WRITTEN PROBLEM: Pictures in the data should be dropped; transcribe exactly the lines from the one that has "Recreate this image" through the one that has "text=iconcolor] (likes) at".

(Saved data entries)
---+---
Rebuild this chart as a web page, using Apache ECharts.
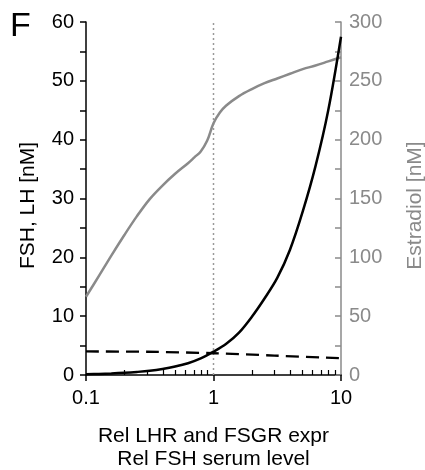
<!DOCTYPE html>
<html>
<head>
<meta charset="utf-8">
<script src="https://cdn.jsdelivr.net/npm/echarts@6/dist/echarts.min.js"></script>
<style>
html,body{margin:0;padding:0;background:#fff;}
#chart{width:425px;height:470px;}
</style>
</head>
<body>
<div id="chart"></div>
<script>
// ---- data ----
const xMinorTicks = [0.2,0.3,0.4,0.5,0.6,0.7,0.8,0.9,2,3,4,5,6,7,8,9];

const fshX = [0.1,0.126,0.158,0.2,0.251,0.316,0.398,0.5,0.631,0.794,1,1.259,1.585,2,2.512,3.162,3.981,5.012,6.31,7.943,10];
const fshY = [0.13,0.19,0.26,0.37,0.52,0.72,1.02,1.43,2.0,2.82,3.96,5.3,7.2,9.9,13.0,16.5,21.3,27.8,35.5,45.0,57.5];

const lhX = [0.1,0.3,1,3,10];
const lhY = [4.0,3.95,3.7,3.3,2.85];

const e2X = [0.1,0.126,0.158,0.2,0.251,0.316,0.398,0.5,0.631,0.708,0.794,0.891,1,1.122,1.259,1.585,2,2.512,3.162,3.981,5.012,6.31,7.943,10];
const e2Y = [66.5,84,101.5,119,135,149.5,161,171,180,185,190,199,214,223,229,237,243,248,252,256,260,263,266.5,270];

const refX = [1, 1];
const refY = [0, 60];

const zip = (a, b) => a.map((v, i) => [v, b[i]]);

const FONT = 'Liberation Sans, Arial, sans-serif';
const GRAY = '#8a8a8a';

const chart = echarts.init(document.getElementById('chart'), null, {renderer: 'canvas'});
chart.setOption({
  animation: false,
  backgroundColor: '#fff',
  textStyle: {fontFamily: FONT},
  title: {
    text: 'F', left: 5, top: 5,
    textStyle: {fontSize: 34, fontWeight: 'normal', color: '#000', fontFamily: FONT}
  },
  grid: {left: 86, right: 84, top: 22, bottom: 95, containLabel: false, outerBoundsMode: 'none'},
  xAxis: [{
    type: 'log', logBase: 10, min: 0.1, max: 10, position: 'bottom',
    axisLine: {onZero: false, lineStyle: {color: '#000', width: 1.5}},
    axisTick: {show: true, length: 6, lineStyle: {color: '#000', width: 1.5}},
    axisLabel: {fontSize: 20, color: '#000', margin: 13, fontFamily: FONT,
      formatter: v => String(+v.toPrecision(3))},
    splitLine: {show: false},
    name: 'Rel LHR and FSGR expr\nRel FSH serum level',
    nameLocation: 'middle', nameGap: 50,
    nameTextStyle: {fontSize: 21, color: '#000', lineHeight: 23, fontFamily: FONT}
  }, {
    type: 'value', min: -1, max: 1, position: 'bottom', offset: 0,
    axisLine: {show: true, onZero: false, lineStyle: {color: 'rgba(0,0,0,0)', width: 0}},
    axisTick: {show: true, inside: true, length: 5,
      customValues: xMinorTicks.map(v => Math.log10(v)),
      lineStyle: {color: '#000', width: 1.2}},
    axisLabel: {show: false},
    splitLine: {show: false}
  }],
  yAxis: [{
    type: 'value', min: 0, max: 60, interval: 10, position: 'left',
    axisLine: {show: true, onZero: false, lineStyle: {color: '#000', width: 1.5}},
    axisTick: {show: true, length: 6, lineStyle: {color: '#000', width: 1.5}},
    minorTick: {show: true, splitNumber: 2, length: 6, lineStyle: {color: '#000', width: 1.5}},
    axisLabel: {fontSize: 20, color: '#000', margin: 12, fontFamily: FONT},
    splitLine: {show: false},
    name: 'FSH, LH [nM]', nameLocation: 'middle', nameGap: 47,
    nameTextStyle: {fontSize: 21, color: '#000', fontFamily: FONT, padding: [0, 14, 0, 0]}
  }, {
    type: 'value', min: 0, max: 300, interval: 50, position: 'right',
    axisLine: {show: true, onZero: false, lineStyle: {color: GRAY, width: 1.5}},
    axisTick: {show: true, inside: true, length: 6, lineStyle: {color: GRAY, width: 1.5}},
    minorTick: {show: true, splitNumber: 2, length: 6, lineStyle: {color: GRAY, width: 1.5}},
    axisLabel: {fontSize: 20, color: GRAY, margin: 8, fontFamily: FONT},
    splitLine: {show: false},
    name: 'Estradiol [nM]', nameLocation: 'middle', nameGap: 64,
    nameTextStyle: {fontSize: 21, color: GRAY, fontFamily: FONT, padding: [0, 14, 0, 0]}
  }],
  series: [{
    type: 'line', xAxisIndex: 0, yAxisIndex: 0, data: zip(refX, refY),
    showSymbol: false, lineStyle: {color: '#999', width: 1.5, type: [2, 3]}, z: 1
  }, {
    type: 'line', xAxisIndex: 0, yAxisIndex: 1, data: zip(e2X, e2Y),
    smooth: 0.35, showSymbol: false, lineStyle: {color: GRAY, width: 2.5}, z: 2
  }, {
    type: 'line', xAxisIndex: 0, yAxisIndex: 0, data: zip(lhX, lhY),
    smooth: 0.3, showSymbol: false, lineStyle: {color: '#000', width: 2.3, type: [13, 7]}, z: 3
  }, {
    type: 'line', xAxisIndex: 0, yAxisIndex: 0, data: zip(fshX, fshY),
    smooth: 0.35, showSymbol: false, lineStyle: {color: '#000', width: 2.5}, z: 4
  }]
});
</script>
</body>
</html>
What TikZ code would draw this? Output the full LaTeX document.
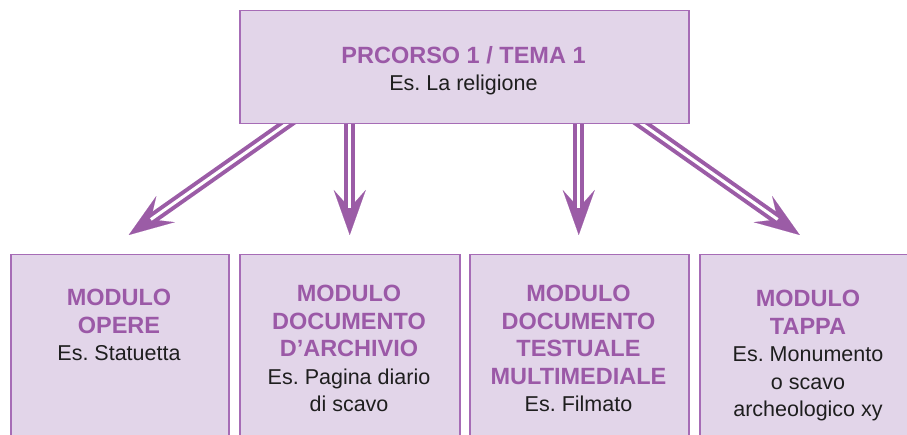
\documentclass[tikz,border=0pt]{standalone}
\usepackage{fontspec}
\setmainfont{Liberation Sans}
\usetikzlibrary{arrows.meta,calc,backgrounds}
\definecolor{boxfill}{RGB}{226,213,233}
\definecolor{boxline}{RGB}{166,108,182}
\definecolor{ptext}{RGB}{155,89,167}
\definecolor{arrc}{RGB}{155,92,166}
\definecolor{btext}{RGB}{30,30,30}
\newcommand{\hdline}[1]{{\color{ptext}\bfseries\fontsize{23.5}{27.5}\selectfont #1}}
\frenchspacing
\begin{document}
\begin{tikzpicture}[x=1pt,y=-1pt,
  boxst/.style={draw=boxline, fill=boxfill, line width=1.5pt, rectangle, inner sep=0pt, anchor=north west},
  txt/.style={align=center, inner sep=0pt, anchor=north, text=btext, font=\frenchspacing\fontsize{21.5}{27.5}\selectfont},
  shaft/.style={draw=arrc, line width=4pt, double=white, double distance=3pt},
  headst/.style={draw=arrc, fill=arrc, line width=0.1pt, -{Stealth[length=45pt,width=32pt,inset=18pt]}}
]
\useasboundingbox (0,0) rectangle (907,435);
\clip (0,0) rectangle (907,435);
% boxes
\node[boxst, minimum width=449pt, minimum height=113pt] (top) at (239,10) {};
\node[boxst, minimum width=218pt, minimum height=200pt] (b1) at (10,254) {};
\node[boxst, minimum width=220pt, minimum height=200pt] (b2) at (239,254) {};
\node[boxst, minimum width=219pt, minimum height=200pt] (b3) at (469,254) {};
\node[boxst, minimum width=220pt, minimum height=200pt] (b4) at (699,254) {};
% texts
\node[txt, font=\frenchspacing\fontsize{21.5}{27}\selectfont] (t0) at (463.5,46) {\hdline{PRCORSO 1 / TEMA 1}\\Es. La religione};
\node[txt] (t1) at (119,289) {\hdline{MODULO}\\\hdline{OPERE}\\Es. Statuetta};
\node[txt] (t2) at (349,285) {\hdline{MODULO}\\\hdline{DOCUMENTO}\\\hdline{D’ARCHIVIO}\\Es. Pagina diario\\di scavo};
\node[txt] (t3) at (578.5,285) {\hdline{MODULO}\\\hdline{DOCUMENTO}\\\hdline{TESTUALE}\\\hdline{MULTIMEDIALE}\\Es. Filmato};
\node[txt] (t4) at (808,290) {\hdline{MODULO}\\\hdline{TAPPA}\\Es. Monumento\\o scavo\\archeologico xy};
% arrow anchors
\coordinate (s1) at ($(top.south)+(-178.5,0)$);
\coordinate (s2) at ($(top.south)+(-114.5,0)$);
\coordinate (s3) at ($(top.south)+(114.5,0)$);
\coordinate (s4) at ($(top.south)+(178.5,0)$);
\coordinate (e1) at ($(b1.north)+(9,-19)$);
\coordinate (e2) at ($(b2.north)+(0,-19)$);
\coordinate (e3) at ($(b3.north)+(-0.5,-19)$);
\coordinate (e4) at ($(b4.north)+(-10,-19)$);
\begin{pgfonlayer}{background}
\foreach \i in {1,2,3,4}{
  \draw[headst] ($(e\i)!35pt!(s\i)$) -- (e\i);
  \draw[shaft] ($(s\i)!-20pt!(e\i)$) -- ($(e\i)!27pt!(s\i)$);
}
\end{pgfonlayer}
\end{tikzpicture}
\end{document}
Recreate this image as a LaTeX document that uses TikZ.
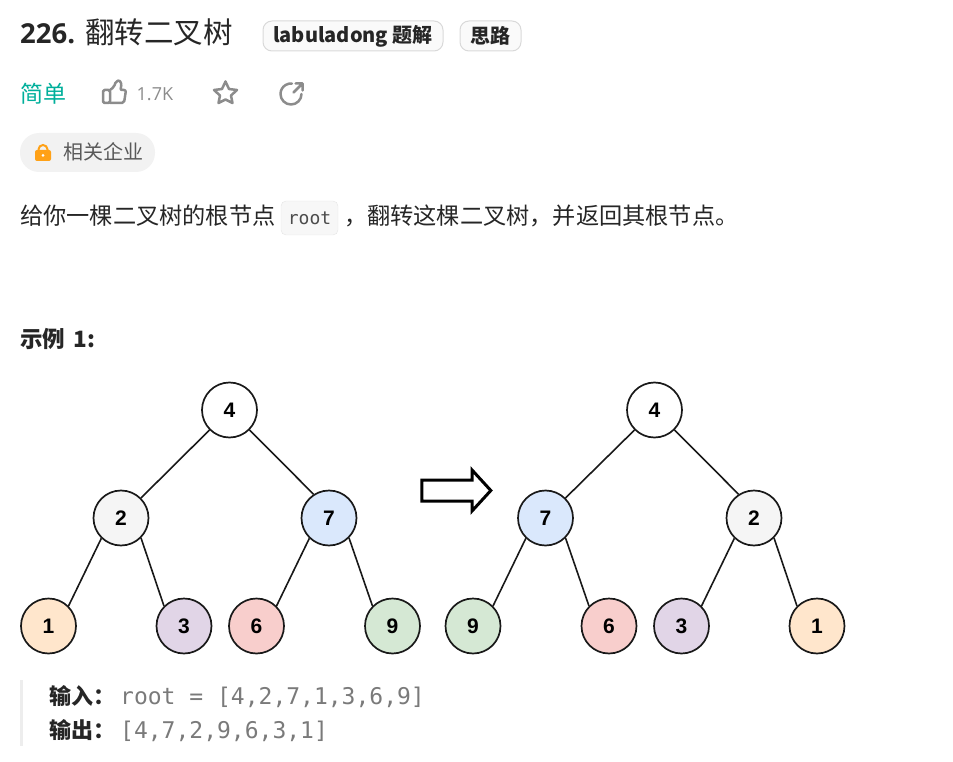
\documentclass[tikz,border=0pt]{standalone}
\usepackage{fontspec}
\setmainfont{Open Sans}
\newfontfamily\cjk{Noto Sans CJK SC}
\newfontfamily\monofont{DejaVu Sans Mono}
\newfontfamily\digitfont{Liberation Sans}
\usetikzlibrary{shapes.arrows, positioning}
\definecolor{inkcolor}{RGB}{38,38,38}
\definecolor{iconcolor}{RGB}{140,140,140}
\definecolor{easycolor}{RGB}{0,175,155}
\definecolor{orangecolor}{RGB}{255,161,22}
\definecolor{greycolor}{HTML}{F5F5F5}
\definecolor{bluecolor}{HTML}{DAE8FC}
\definecolor{peachcolor}{HTML}{FFE6CC}
\definecolor{purplecolor}{HTML}{E1D5E7}
\definecolor{redcolor}{HTML}{F8CECC}
\definecolor{greencolor}{HTML}{D5E8D4}

\begin{document}
\begin{tikzpicture}[
    x=1pt, y=-1pt,
    tnode/.style={circle, draw=black!90, line width=1.7pt, minimum size=55pt, inner sep=0pt, font=\digitfont\fontsize{21}{21}\selectfont\bfseries},
    edge/.style={draw=black!90, line width=1.6pt},
    txt/.style={anchor=base west, inner sep=0pt, text=inkcolor},
    badge/.style={rectangle, draw=black!15, fill=black!2, rounded corners=9pt, line width=1pt, minimum height=30pt, inner sep=0pt, text=inkcolor, font=\cjk\fontsize{20}{20}\selectfont\bfseries},
    icon/.style={draw=iconcolor, line width=2.5pt, line cap=round, line join=round}
]
\useasboundingbox (0,0) rectangle (953,762);

% header
\node[txt] (title) at (20,44) {\fontsize{27.5}{27}\selectfont\bfseries 226.};
\node[txt] (titleb) at (85,44) {\cjk\fontsize{29.5}{28}\selectfont 翻转二叉树};
\node[badge, minimum width=180pt] (sol) at (353,36) {labuladong 题解};
\node[badge, minimum width=61pt] (idea) at (490.5,36) {思路};
\node[txt, text=easycolor] (easy) at (20,103) {\cjk\fontsize{23}{23}\selectfont 简单};
\node[txt, text=iconcolor] (likes) at (136.5,101) {\fontsize{18}{18}\selectfont 1.7K};

% icons
\draw[icon, rounded corners=1.5pt] (103,90) rectangle (110,103);
\draw[icon, rounded corners=2pt] (110,90) -- (114,87) -- (116,81) .. controls (121,80) and (122,85) .. (120,90) -- (126,90) -- (124,103) -- (110,103);
\draw[icon] (225.5,81.5) -- (229,89) -- (237,90) -- (231,95.5) -- (232.5,103) -- (225.5,99.5) -- (218.5,103) -- (220,95.5) -- (214,90) -- (222,89) -- cycle;
\draw[icon] (301.5,94) arc[start angle=0, end angle=275, radius=10.5];
\draw[icon] (293.5,92.5) -- (302,84) (295.5,83.5) -- (302.5,83.5) -- (302.5,90.5);

% company tag
\node[rectangle, fill=black!5, rounded corners=19pt, minimum width=135pt, minimum height=39pt, inner sep=0pt] (tag) at (87.5,152.5) {};
\fill[orangecolor, rounded corners=2pt] (35,150) rectangle (51,161);
\draw[orangecolor, line width=2pt] (38.5,151) -- (38.5,149.5) arc[start angle=180, end angle=360, radius=4.5] -- (47.5,151);
\fill[white] (43,155.5) circle (1.5);
\node[txt, text=black!65] (company) at (63,160) {\cjk\fontsize{20}{20}\selectfont 相关企业};

% description
\node[txt] (desc) at (20,225) {\cjk\fontsize{23.2}{23}\selectfont 给你一棵二叉树的根节点};
\node[rectangle, draw=black!10, fill=black!3, rounded corners=5pt, minimum width=57pt, minimum height=34pt, inner sep=0pt, font=\monofont\fontsize{18}{18}\selectfont, text=black!70] (root) at (309.5,218) {root};
\node[txt] (comma) at (344,225) {\cjk\fontsize{23}{23}\selectfont ，};
\node[txt] (descb) at (367,225) {\cjk\fontsize{23.2}{23}\selectfont 翻转这棵二叉树，并返回其根节点。};
\node[txt] (example) at (20,347) {\cjk\fontsize{22.5}{22}\selectfont\bfseries 示例\hspace{3pt} 1:};

% left tree
\node[tnode] (a4) at (229.5,410) {4};
\node[tnode, fill=greycolor] (a2) at (121,518) {2};
\node[tnode, fill=bluecolor] (a7) at (329,518) {7};
\node[tnode, fill=peachcolor] (a1) at (48.5,626) {1};
\node[tnode, fill=purplecolor] (a3) at (184,626) {3};
\node[tnode, fill=redcolor] (a6) at (256.5,626) {6};
\node[tnode, fill=greencolor] (a9) at (392.5,626) {9};

\draw[edge] (a4.225) -- (a2.45);
\draw[edge] (a4.315) -- (a7.123);
\draw[edge] (a2.226) -- (a1.45);
\draw[edge] (a2.315) -- (a3.135);
\draw[edge] (a7.226) -- (a6.45);
\draw[edge] (a7.315) -- (a9.135);

% right tree
\node[tnode] (b4) at (654.5,410) {4};
\node[tnode, fill=bluecolor] (b7) at (545.5,518) {7};
\node[tnode, fill=greycolor] (b2) at (754,518) {2};
\node[tnode, fill=greencolor] (b9) at (473,626) {9};
\node[tnode, fill=redcolor] (b6) at (609,626) {6};
\node[tnode, fill=purplecolor] (b3) at (681.5,626) {3};
\node[tnode, fill=peachcolor] (b1) at (817,626) {1};

\draw[edge] (b4.225) -- (b7.45);
\draw[edge] (b4.315) -- (b2.123);
\draw[edge] (b7.226) -- (b9.45);
\draw[edge] (b7.315) -- (b6.135);
\draw[edge] (b2.226) -- (b3.45);
\draw[edge] (b2.315) -- (b1.135);

% flip arrow
\node[single arrow, draw=black, line width=3pt, minimum height=69pt, minimum width=40pt, inner xsep=0pt, inner ysep=9pt, single arrow head extend=10pt, single arrow tip angle=95, single arrow head indent=0pt] (flip) at (451.5,490.5) {};

% input and output
\fill[black!7] (20,680) rectangle (23,746);
\node[txt] (inlabel) at (49,704) {\cjk\fontsize{22}{22}\selectfont\bfseries 输入：};
\node[txt, text=black!52] (inval) at (120,704) {\monofont\fontsize{23}{23}\selectfont root = [4,2,7,1,3,6,9]};
\node[txt] (outlabel) at (49,738) {\cjk\fontsize{22}{22}\selectfont\bfseries 输出：};
\node[txt, text=black!52] (outval) at (120,738) {\monofont\fontsize{23}{23}\selectfont [4,7,2,9,6,3,1]};
\end{tikzpicture}
\end{document}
---+---
SOLUTION FOR THIS TASK:
Recreate this image as a LaTeX document that uses TikZ.
\documentclass[tikz,border=0pt]{standalone}
\usepackage{fontspec}
\setmainfont{Open Sans}
\newfontfamily\cjk{Noto Sans CJK SC}
\newfontfamily\monofont{DejaVu Sans Mono}
\newfontfamily\digitfont{Liberation Sans}
\usetikzlibrary{shapes.arrows, positioning}
\definecolor{inkcolor}{RGB}{38,38,38}
\definecolor{iconcolor}{RGB}{140,140,140}
\definecolor{easycolor}{RGB}{0,175,155}
\definecolor{orangecolor}{RGB}{255,161,22}
\definecolor{greycolor}{HTML}{F5F5F5}
\definecolor{bluecolor}{HTML}{DAE8FC}
\definecolor{peachcolor}{HTML}{FFE6CC}
\definecolor{purplecolor}{HTML}{E1D5E7}
\definecolor{redcolor}{HTML}{F8CECC}
\definecolor{greencolor}{HTML}{D5E8D4}

\begin{document}
\begin{tikzpicture}[
    x=1pt, y=-1pt,
    tnode/.style={circle, draw=black!90, line width=1.7pt, minimum size=55pt, inner sep=0pt, font=\digitfont\fontsize{21}{21}\selectfont\bfseries},
    edge/.style={draw=black!90, line width=1.6pt},
    txt/.style={anchor=base west, inner sep=0pt, text=inkcolor},
    badge/.style={rectangle, draw=black!15, fill=black!2, rounded corners=9pt, line width=1pt, minimum height=30pt, inner sep=0pt, text=inkcolor, font=\cjk\fontsize{20}{20}\selectfont\bfseries},
    icon/.style={draw=iconcolor, line width=2.5pt, line cap=round, line join=round}
]
\useasboundingbox (0,0) rectangle (953,762);

% header
\node[txt] (title) at (20,44) {\fontsize{27.5}{27}\selectfont\bfseries 226.};
\node[txt] (titleb) at (85,44) {\cjk\fontsize{29.5}{28}\selectfont 翻转二叉树};
\node[badge, minimum width=180pt] (sol) at (353,36) {labuladong 题解};
\node[badge, minimum width=61pt] (idea) at (490.5,36) {思路};
\node[txt, text=easycolor] (easy) at (20,103) {\cjk\fontsize{23}{23}\selectfont 简单};
\node[txt, text=iconcolor] (likes) at (136.5,101) {\fontsize{18}{18}\selectfont 1.7K};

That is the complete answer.